Postpone Payment And Run Away When It

Finally Becomes Due

(Or Go IPO to Delay the Inevitable)

Groupon reminds me of alot of performance marketing companies I have know over the years, with a seemingly good deal and people making money.

Then all of a sudden, they drop off the map, don’t pay their affiliate partners, and everyone suddenly hates them. Given that $290 million of the $520 million liability Groupon holds is payment to merchants, it just strikes me that the problem with Groupon isn’t daily deals, or that it’s driven by email (which all 2.0ers love to hate and don’t understand it’s transactional power), or that customers are loyal to deals, not to the business they visit.

Anyone in the coupons/deals/rewards space knows the loyalty is only to the next deal, the next advantage, and that usually a bunch of smaller companies build the client base, and bigger companies use these to distribute their deals.

In trying to be a BIG Deal company, they are running into the lack of scalability in that business. You don’t get to billions by paying other people to send customers to themselves, unless you earn a bigger piece of the pie for connecting the two.

Groupon’s upcoming IPO has set up a storm of attacks on its business model, for good reason. It’s losing money, it’s founders took out money when they got a funding round (and I mean alot of money), and no one knows if this model just won’t be replicated by Amazon, Google, or someone else, because deals are not exactly rocket science.

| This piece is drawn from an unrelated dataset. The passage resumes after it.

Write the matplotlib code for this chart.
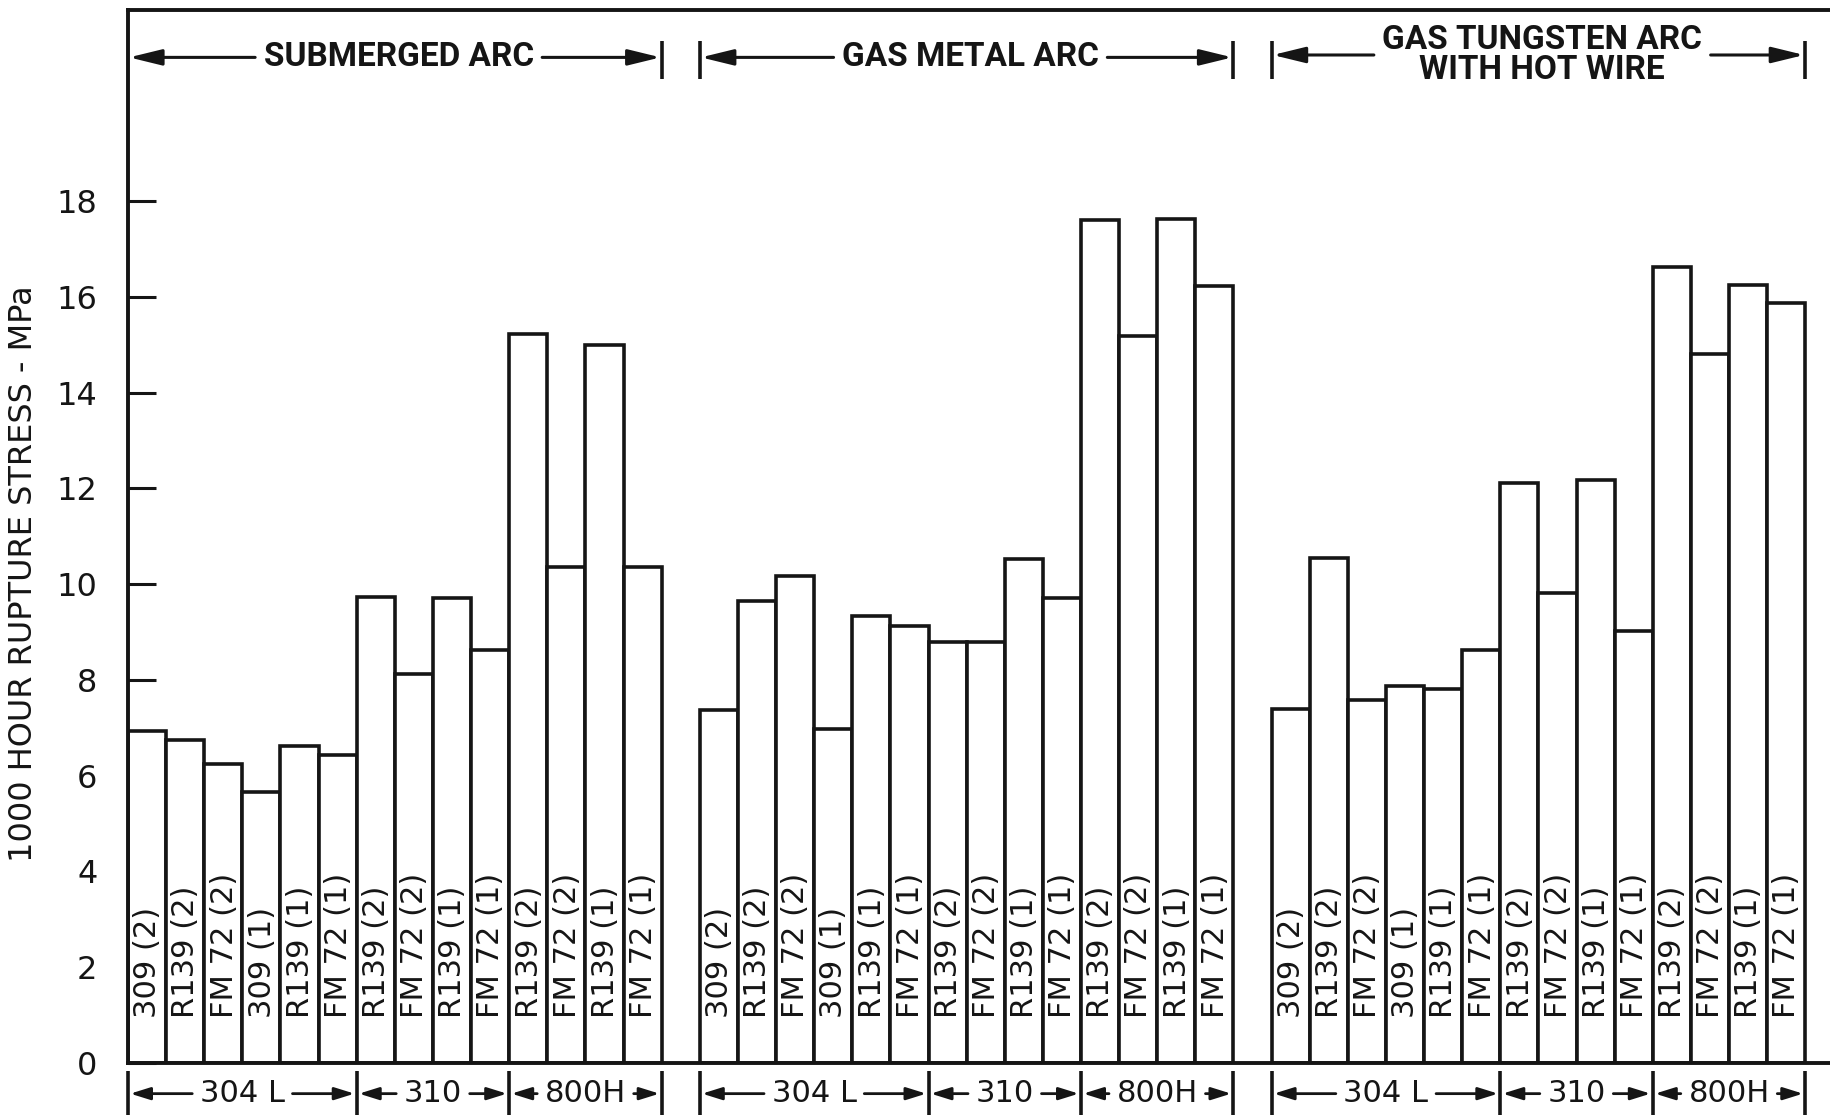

Forget all of this and look at the fundamental flaw; the deal sucks for Groupon, because it pays itself only 25%. It’s not likely to change that and doesn’t have the financial coffers to fund the questionable acquisition.

I love that Groupon has succeeded, through old school email, and I shudder to think what will happen when they cannot pay their merchants. I’ve heard it in affiliate marketing, and I can hear it here…

If the check does not get sent, you are not a business. Playing the 60 day float is keeping Groupon afloat, but will an IPO really fund this losing model?

If I was a Groupon merchant, the words “the check is in the mail” would scare me, more than the lousy customers who come and go.